Gujarat International Finance Tec-City, or GIFT City, represents India's most ambitious attempt to capture a share of the $300 billion global aircraft leasing market. The International Financial Services Centre Authority has established a regulatory framework that offers competitive tax treatment, single-window approvals, and a legal structure modelled on Ireland's — the country that currently dominates global aircraft leasing with over 50 per cent market share.
The economics are compelling. Indian airlines are expected to add over 1,500 aircraft to their fleets by 2035. Currently, virtually all these aircraft are leased through entities based in Dublin, Singapore, or the Cayman Islands.
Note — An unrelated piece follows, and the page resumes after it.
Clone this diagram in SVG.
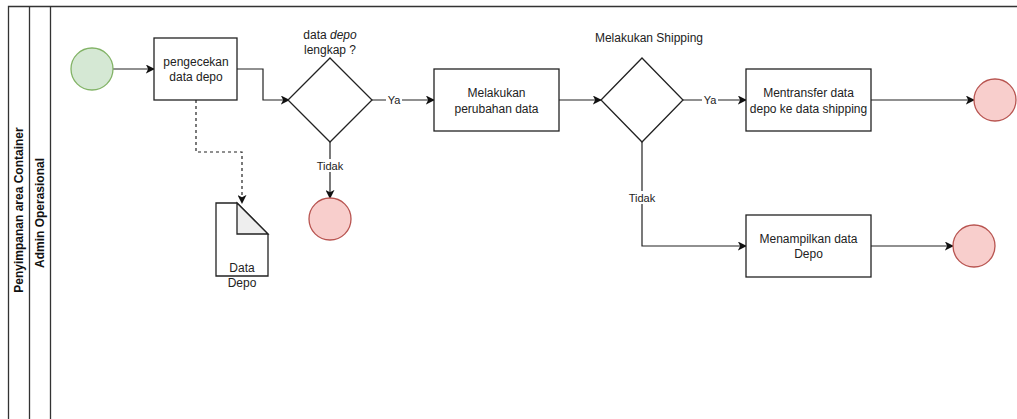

If even a fraction of this business were routed through GIFT City, it would create a significant financial services ecosystem — generating employment, tax revenue, and institutional expertise in aviation finance.
Several lessors have established subsidiaries in GIFT City, including SMBC Aviation Capital and BOC Aviation. The Aircraft Objects Act, which gives India a Cape Town Convention-compliant framework for aircraft repossession, has improved lessor confidence. But the real test is whether GIFT City can attract the deep pool of financing talent — lawyers, structurers, risk managers — that makes Dublin's aircraft leasing cluster self-sustaining.